■ Exercise: Leaving out the pictures, retype the lines from the beginning of the listing through the line containing "import matplotlib.pyplot as plt".

■ Exercise materials:

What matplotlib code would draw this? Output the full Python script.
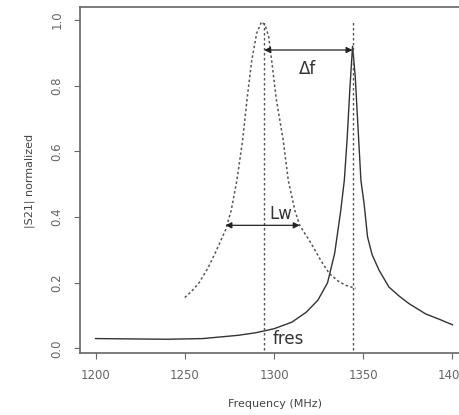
import matplotlib.pyplot as plt

f_meas = [1200, 1220, 1240, 1260, 1280, 1290, 1300, 1310, 1318, 1324.6, 1330, 1334, 1337.4,
          1339.4, 1341, 1342.5, 1344, 1345.5, 1347, 1348.7, 1350.5, 1352.4, 1355, 1358.9,
          1364.4, 1370, 1375.5, 1385, 1393, 1400]
s_meas = [0.030, 0.029, 0.028, 0.030, 0.040, 0.048, 0.060, 0.080, 0.110, 0.147, 0.200, 0.290, 0.420,
          0.512, 0.640, 0.790, 0.920, 0.830, 0.680, 0.512, 0.440, 0.340, 0.285, 0.238,
          0.187, 0.160, 0.137, 0.105, 0.088, 0.072]

f_ref = [1250, 1254, 1258, 1263, 1267, 1272.8, 1276, 1279.2, 1282.4, 1284.8, 1287.5, 1290.3,
         1293, 1295, 1297, 1298.7, 1301.4, 1305.2, 1308, 1311.7, 1314.4, 1320.8, 1326, 1331,
         1336, 1340.3, 1345.7]
s_ref = [0.155, 0.175, 0.200, 0.245, 0.290, 0.360, 0.420, 0.512, 0.633, 0.755, 0.876, 0.960,
         0.995, 0.985, 0.950, 0.876, 0.755, 0.633, 0.512, 0.420, 0.375, 0.320, 0.270, 0.228,
         0.205, 0.192, 0.183]

f_res_ref = 1294.5
f_res_meas = 1344
lw_left, lw_right, lw_level = 1272.8, 1314.4, 0.375
df_level = 0.909

xticks = [1200, 1250, 1300, 1350, 1400]
yticks = [0.0, 0.2, 0.4, 0.6, 0.8, 1.0]

fig = plt.figure(figsize=(4.59, 4.15), dpi=100)
ax = fig.add_axes([80/459, (415-352.7)/415, (468-80)/459, (352.7-7)/415])

ax.plot(f_meas, s_meas, color='#333333', lw=1.0)
ax.plot(f_ref, s_ref, color='#555555', lw=1.1, linestyle=(0, (1.6, 1.6)))

for fv in [f_res_ref, f_res_meas]:
    ax.plot([fv, fv], [-0.05, 1.0], color='#555555', lw=1.0, linestyle=(0, (1.8, 1.8)))

ax.annotate('', xy=(lw_left, lw_level), xytext=(lw_right, lw_level),
            arrowprops=dict(arrowstyle='<|-|>', color='#222222', lw=0.9,
                            mutation_scale=9, shrinkA=0, shrinkB=0))
ax.annotate('', xy=(f_res_ref, df_level), xytext=(f_res_meas, df_level),
            arrowprops=dict(arrowstyle='<|-|>', color='#222222', lw=0.9,
                            mutation_scale=9, shrinkA=0, shrinkB=0))

ax.text(1303.8, 0.41, 'Lw', fontsize=12, color='#333333', ha='center', va='center')
ax.text(1319, 0.852, 'Δf', fontsize=12, color='#333333', ha='center', va='center')
ax.text(1308, 0.03, 'fres', fontsize=12, color='#333333', ha='center', va='center')

ax.set_xlim(1191.3, 1408.7)
ax.set_ylim(-0.013, 1.04)
ax.set_xticks(xticks)
ax.set_yticks(yticks)
ax.set_xticklabels([str(x) for x in xticks], fontsize=8.5, color='#444444')
ax.set_yticklabels(['%.1f' % y for y in yticks], fontsize=8.5, color='#444444',
                   rotation=90, va='center')
ax.tick_params(colors='#666666', length=4, width=0.8)
ax.tick_params(axis='x', pad=8)
ax.tick_params(axis='y', pad=8)
for s in ax.spines.values():
    s.set_color('#666666')
    s.set_linewidth(1.2)

fig.text(275.5/459, 1 - 404/415, 'Frequency (MHz)', fontsize=8, color='#444444',
         ha='center', va='center')
fig.text(30/459, 1 - 181/415, '|S21| normalized', fontsize=8, color='#444444',
         ha='center', va='center', rotation=90)

fig.savefig('out.png', dpi=100)
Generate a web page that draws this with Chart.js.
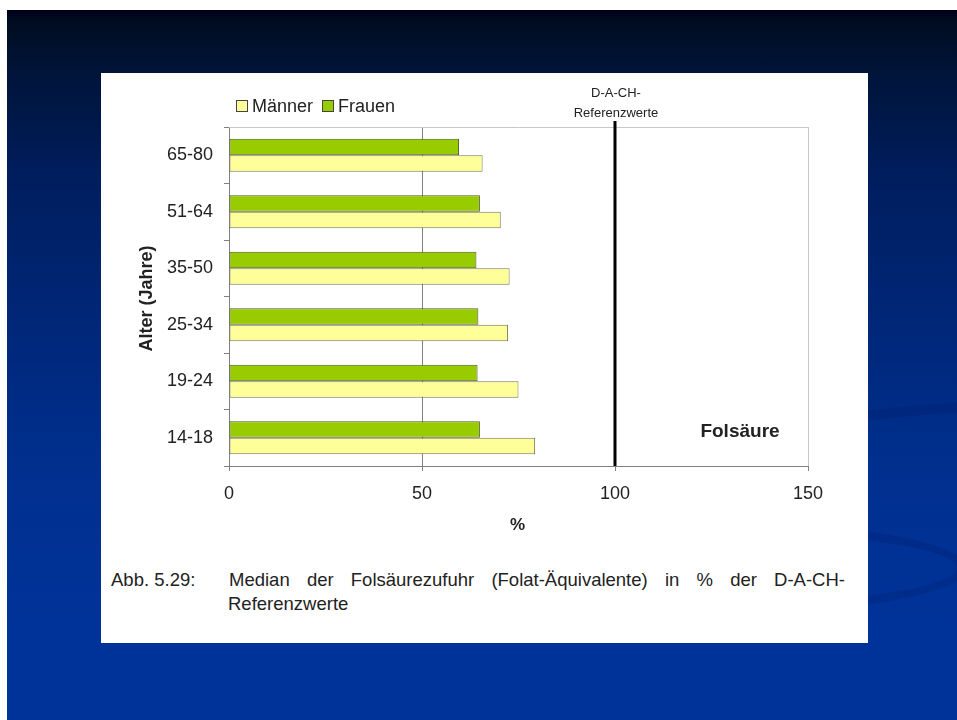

■ Output for this exercise:
What matplotlib code would draw this? Output the full Python script.
import matplotlib.pyplot as plt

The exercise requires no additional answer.